═════ DATA

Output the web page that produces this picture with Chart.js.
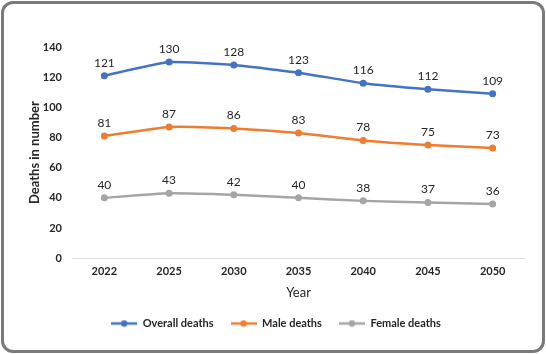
<!DOCTYPE html>
<html>
<head>
<meta charset="utf-8">
<script src="https://cdn.jsdelivr.net/npm/chart.js@4/dist/chart.umd.min.js"></script>
<style>
  body { margin: 0; background: #fff; }
  #frame {
    position: absolute; left: 1px; top: 1px;
    width: 538px; height: 346px;
    border: 3px solid #7a7a7a; border-radius: 12px;
    background: #fff;
  }
  #wrap { position: absolute; left: 0; top: 0; width: 538px; height: 346px; }
</style>
</head>
<body>
<div id="frame"><div id="wrap"><canvas id="myChart"></canvas></div></div>
<script>
var years = ["2022", "2025", "2030", "2035", "2040", "2045", "2050"];
var overallDeaths = [121, 130, 128, 123, 116, 112, 109];
var maleDeaths = [81, 87, 86, 83, 78, 75, 73];
var femaleDeaths = [40, 43, 42, 40, 38, 37, 36];
var yTicks = [0, 20, 40, 60, 80, 100, 120, 140];

var FONT = "Lato, 'Open Sans', sans-serif";

// legend marker: short line with a dot in the middle
function legendMark(color) {
  var c = document.createElement("canvas");
  c.width = 26; c.height = 8;
  var g = c.getContext("2d");
  g.strokeStyle = color; g.lineWidth = 2.5;
  g.beginPath(); g.moveTo(0, 4); g.lineTo(26, 4); g.stroke();
  g.fillStyle = color;
  g.beginPath(); g.arc(13, 4, 3.2, 0, Math.PI * 2); g.fill();
  return c;
}

// value labels above each point
var valueLabels = {
  id: "valueLabels",
  afterDatasetsDraw: function (chart) {
    var ctx = chart.ctx;
    ctx.save();
    ctx.font = "12px " + FONT;
    ctx.fillStyle = "#262626";
    ctx.textAlign = "center";
    ctx.textBaseline = "bottom";
    chart.data.datasets.forEach(function (ds, i) {
      chart.getDatasetMeta(i).data.forEach(function (pt, j) {
        ctx.fillText(ds.data[j], pt.x, pt.y - 7);
      });
    });
    ctx.restore();
  }
};

function series(label, data, color) {
  return {
    label: label,
    data: data,
    borderColor: color,
    backgroundColor: color,
    borderWidth: 2.5,
    pointRadius: 3.5,
    pointHoverRadius: 3.5,
    pointBackgroundColor: color,
    pointBorderWidth: 0,
    tension: 0.15,
    pointStyle: "circle"
  };
}

var ctx = document.getElementById("myChart").getContext("2d");
var marks = [legendMark("#4472C4"), legendMark("#ED7D31"), legendMark("#A5A5A5")];

var chart = new Chart(ctx, {
  type: "line",
  data: {
    labels: years,
    datasets: [
      series("Overall deaths", overallDeaths, "#4472C4"),
      series("Male deaths", maleDeaths, "#ED7D31"),
      series("Female deaths", femaleDeaths, "#A5A5A5")
    ]
  },
  options: {
    responsive: true,
    maintainAspectRatio: false,
    animation: false,
    layout: { padding: { left: 23, right: 17, top: 43, bottom: 11 } },
    scales: {
      x: {
        offset: true,
        grid: { display: false, drawTicks: false },
        border: { display: false },
        ticks: { color: "#262626", font: { family: FONT, size: 11, weight: "bold" }, padding: 7 },
        title: { display: true, text: "Year", color: "#262626", font: { family: FONT, size: 13 }, padding: { top: 0, bottom: 0 } }
      },
      y: {
        min: 0,
        max: 140,
        afterBuildTicks: function (axis) {
          axis.ticks = yTicks.map(function (v) { return { value: v }; });
        },
        afterFit: function (axis) { axis.width = 45; },
        grid: {
          drawTicks: false,
          color: function (c) { return c.tick.value === 0 ? "#d9d9d9" : "rgba(0,0,0,0)"; }
        },
        border: { display: false },
        ticks: { color: "#262626", font: { family: FONT, size: 11, weight: "bold" }, padding: 10 },
        title: { display: true, text: "Deaths in number", color: "#262626", font: { family: FONT, size: 13, weight: "bold" }, padding: { top: 0, bottom: 2 } }
      }
    },
    plugins: {
      tooltip: { enabled: false },
      legend: {
        position: "bottom",
        labels: {
          usePointStyle: true,
          pointStyleWidth: 26,
          boxHeight: 8,
          color: "#262626",
          font: { family: FONT, size: 11, weight: "bold" },
          padding: 17,
          generateLabels: function (chart) {
            return chart.data.datasets.map(function (ds, i) {
              return { text: ds.label, pointStyle: marks[i], fontColor: "#262626", datasetIndex: i, lineWidth: 0, strokeStyle: ds.borderColor, fillStyle: ds.borderColor };
            });
          }
        }
      }
    }
  },
  plugins: [valueLabels]
});
</script>
</body>
</html>
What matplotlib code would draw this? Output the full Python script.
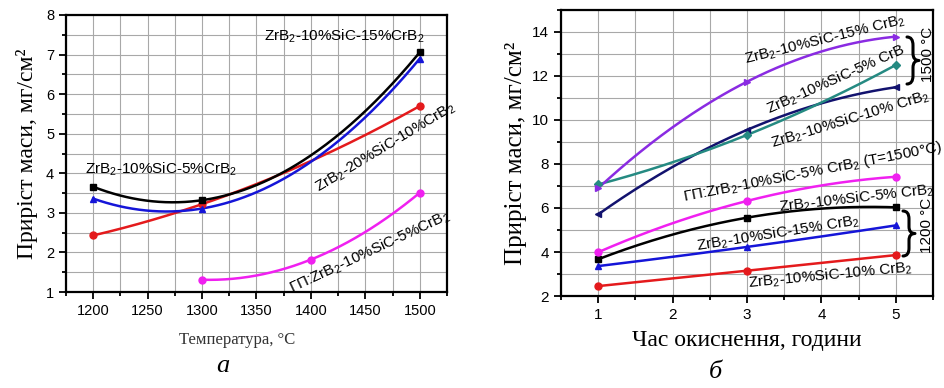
import numpy as np
import matplotlib
matplotlib.use("Agg")
import matplotlib.pyplot as plt
from matplotlib.ticker import MultipleLocator
from matplotlib.path import Path
from matplotlib.patches import PathPatch

plt.rcParams['font.family'] = ['Liberation Sans', 'DejaVu Sans']
plt.rcParams['mathtext.fontset'] = 'custom'
plt.rcParams['mathtext.rm'] = 'Liberation Sans'
plt.rcParams['mathtext.it'] = 'Liberation Sans:italic'
plt.rcParams['mathtext.bf'] = 'Liberation Sans:bold'

# ---------------- data: panel (a) ----------------
temp_black = [1200, 1300, 1500]
mass_black = [3.66, 3.32, 7.06]
temp_blue = [1200, 1300, 1500]
mass_blue = [3.36, 3.11, 6.90]
temp_red = [1200, 1300, 1500]
mass_red = [2.43, 3.22, 5.70]
temp_mag = [1300, 1400, 1500]
mass_mag = [1.31, 1.82, 3.51]

# ---------------- data: panel (б) ----------------
hours = [1, 3, 5]
m_purple = [6.90, 11.74, 13.79]
m_teal = [7.07, 9.32, 12.50]
m_navy = [5.71, 9.55, 11.49]
m_mag = [3.99, 6.32, 7.42]
m_black = [3.67, 5.56, 6.03]
m_blue = [3.36, 4.23, 5.21]
m_red = [2.45, 3.15, 3.86]

W, H = 944, 388
fig = plt.figure(figsize=(W / 100, H / 100), dpi=100)

def px_axes(x0, y0, x1, y1):
    return fig.add_axes([x0 / W, 1 - y1 / H, (x1 - x0) / W, (y1 - y0) / H])

def smooth(ax, x, y, color, marker, ms=5):
    x = np.asarray(x, float); y = np.asarray(y, float)
    c = np.polyfit(x, y, 2)
    xs = np.linspace(x.min(), x.max(), 200)
    ax.plot(xs, np.polyval(c, xs), color=color, lw=1.8, zorder=3)
    ax.plot(x, y, ls='none', marker=marker, color=color, ms=ms, zorder=4)

def style(ax):
    ax.grid(True, which='both', color='#a8a8a8', lw=0.8, zorder=0)
    ax.set_axisbelow(True)
    for s in ax.spines.values():
        s.set_linewidth(1.6)
    ax.tick_params(which='both', direction='out', width=1.3, top=False, right=False)
    ax.tick_params(which='major', length=5)
    ax.tick_params(which='minor', length=3)

def brace(x, y0, y1, w, lw=2.2):
    # curly brace in figure pixel coords, tip pointing right
    ym = (y0 + y1) / 2
    v = [(x, y0), (x + w * 0.5, y0), (x + w * 0.5, y0 + (ym - y0) * 0.35),
         (x + w * 0.5, ym - (ym - y0) * 0.3), (x + w * 0.5, ym), (x + w, ym),
         (x + w * 0.5, ym), (x + w * 0.5, ym + (y1 - ym) * 0.3),
         (x + w * 0.5, y1 - (y1 - ym) * 0.35), (x + w * 0.5, y1), (x, y1)]
    v = [(vx / W, 1 - vy / H) for vx, vy in v]
    c = [Path.MOVETO, Path.CURVE3, Path.CURVE3, Path.LINETO, Path.CURVE3, Path.CURVE3,
         Path.CURVE3, Path.CURVE3, Path.LINETO, Path.CURVE3, Path.CURVE3]
    p = PathPatch(Path(v, c), transform=fig.transFigure, fill=False, lw=lw,
                  color='black', capstyle='round', joinstyle='round')
    fig.patches.append(p)

serif = ['Liberation Serif', 'DejaVu Serif']

# ---------------- panel (a) ----------------
ax1 = px_axes(66, 15, 447, 292)
style(ax1)
ax1.set_xlim(1175, 1525)
ax1.set_ylim(1, 8)
ax1.xaxis.set_major_locator(MultipleLocator(50))
ax1.xaxis.set_minor_locator(MultipleLocator(25))
ax1.yaxis.set_major_locator(MultipleLocator(1))
ax1.yaxis.set_minor_locator(MultipleLocator(0.5))
ax1.tick_params(labelsize=10.5)

smooth(ax1, temp_red, mass_red, '#e41a1c', 'o')
smooth(ax1, temp_mag, mass_mag, '#f020f0', 'o')
smooth(ax1, temp_blue, mass_blue, '#1515d8', '^')
smooth(ax1, temp_black, mass_black, '#000000', 's')

ax1.set_ylabel('Приріст маси, мг/см²', family=serif, fontsize=17, labelpad=6)
ax1.set_xlabel('Температура, °C', family=serif, fontsize=12, color='#333333')
ax1.xaxis.set_label_coords((237 - 66) / 381, -(332 - 292) / 277)

kw = dict(ha='center', va='center', rotation_mode='anchor', fontsize=11, zorder=6)
ax1.text(1431, 7.47, 'ZrB$_2$-10%SiC-15%CrB$_2$', **kw)
ax1.text(1262, 4.11, 'ZrB$_2$-10%SiC-5%CrB$_2$', **kw)
ax1.text(1468, 4.66, 'ZrB$_2$-20%SiC-10%CrB$_2$', rotation=31, clip_on=False, **kw)
ax1.text(1454, 2.01, 'ГП:ZrB$_2$-10%SiC-5%CrB$_2$', rotation=25, **kw)

fig.text(223 / W, 1 - 366 / H, 'а', family=serif, style='italic', fontsize=19,
         ha='center', va='center')

# ---------------- panel (б) ----------------
ax2 = px_axes(561, 10, 933, 296)
style(ax2)
ax2.set_xlim(0.5, 5.5)
ax2.set_ylim(2, 15)
ax2.xaxis.set_major_locator(MultipleLocator(1))
ax2.xaxis.set_minor_locator(MultipleLocator(0.5))
ax2.yaxis.set_major_locator(MultipleLocator(2))
ax2.yaxis.set_minor_locator(MultipleLocator(1))
ax2.tick_params(labelsize=11)

smooth(ax2, hours, m_red, '#e41a1c', 'o')
smooth(ax2, hours, m_blue, '#1515d8', '^')
smooth(ax2, hours, m_black, '#000000', 's')
smooth(ax2, hours, m_mag, '#f020f0', 'o')
smooth(ax2, hours, m_navy, '#12126e', '<')
smooth(ax2, hours, m_teal, '#258a82', 'D', ms=4)
smooth(ax2, hours, m_purple, '#8a2be2', '>')

ax2.set_ylabel('Приріст маси, мг/см²', family=serif, fontsize=18, labelpad=4)
ax2.set_xlabel('Час окиснення, години', family=serif, fontsize=17, labelpad=6)

kw2 = dict(ha='center', va='center', rotation_mode='anchor', fontsize=11, zorder=6, clip_on=False)
ax2.text(4.05, 13.64, 'ZrB$_2$-10%SiC-15% CrB$_2$', rotation=14, **kw2)
ax2.text(4.19, 11.82, 'ZrB$_2$-10%SiC-5% CrB', rotation=24, **kw2)
ax2.text(4.39, 10.0, 'ZrB$_2$-10%SiC-10% CrB$_2$', rotation=17, **kw2)
ax2.text(3.88, 7.64, 'ГП:ZrB$_2$-10%SiC-5% CrB$_2$ (T=1500°C)', rotation=11, **kw2)
ax2.text(4.48, 6.41, 'ZrB$_2$-10%SiC-5% CrB$_2$', rotation=6.5, **kw2)
ax2.text(3.42, 4.82, 'ZrB$_2$-10%SiC-15% CrB$_2$', rotation=9, **kw2)
ax2.text(4.12, 2.95, 'ZrB$_2$-10%SiC-10% CrB$_2$', rotation=5.5, **kw2)

brace(907, 37, 84, 12)
brace(903, 211, 256, 12)
fig.text(928 / W, 1 - 54 / H, '1500 °C', rotation=90, fontsize=11, ha='center', va='center')
fig.text(927 / W, 1 - 225 / H, '1200 °C', rotation=90, fontsize=11, ha='center', va='center')

fig.text(715 / W, 1 - 372 / H, 'б', family=serif, style='italic', fontsize=19,
         ha='center', va='center')

fig.savefig('out.png', dpi=100)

══════════

TASK OBJECTIVE: Extract the part of the records that opens with the line containing "What matplotlib code" and closes with the line containing "return fig.add_axes([x0 /". Take only those lines, exactly, and no pictures.

CORRECT RESULT:
What matplotlib code would draw this? Output the full Python script.
import numpy as np
import matplotlib
matplotlib.use("Agg")
import matplotlib.pyplot as plt
from matplotlib.ticker import MultipleLocator
from matplotlib.path import Path
from matplotlib.patches import PathPatch

plt.rcParams['font.family'] = ['Liberation Sans', 'DejaVu Sans']
plt.rcParams['mathtext.fontset'] = 'custom'
plt.rcParams['mathtext.rm'] = 'Liberation Sans'
plt.rcParams['mathtext.it'] = 'Liberation Sans:italic'
plt.rcParams['mathtext.bf'] = 'Liberation Sans:bold'

# ---------------- data: panel (a) ----------------
temp_black = [1200, 1300, 1500]
mass_black = [3.66, 3.32, 7.06]
temp_blue = [1200, 1300, 1500]
mass_blue = [3.36, 3.11, 6.90]
temp_red = [1200, 1300, 1500]
mass_red = [2.43, 3.22, 5.70]
temp_mag = [1300, 1400, 1500]
mass_mag = [1.31, 1.82, 3.51]

# ---------------- data: panel (б) ----------------
hours = [1, 3, 5]
m_purple = [6.90, 11.74, 13.79]
m_teal = [7.07, 9.32, 12.50]
m_navy = [5.71, 9.55, 11.49]
m_mag = [3.99, 6.32, 7.42]
m_black = [3.67, 5.56, 6.03]
m_blue = [3.36, 4.23, 5.21]
m_red = [2.45, 3.15, 3.86]

W, H = 944, 388
fig = plt.figure(figsize=(W / 100, H / 100), dpi=100)

def px_axes(x0, y0, x1, y1):
    return fig.add_axes([x0 / W, 1 - y1 / H, (x1 - x0) / W, (y1 - y0) / H])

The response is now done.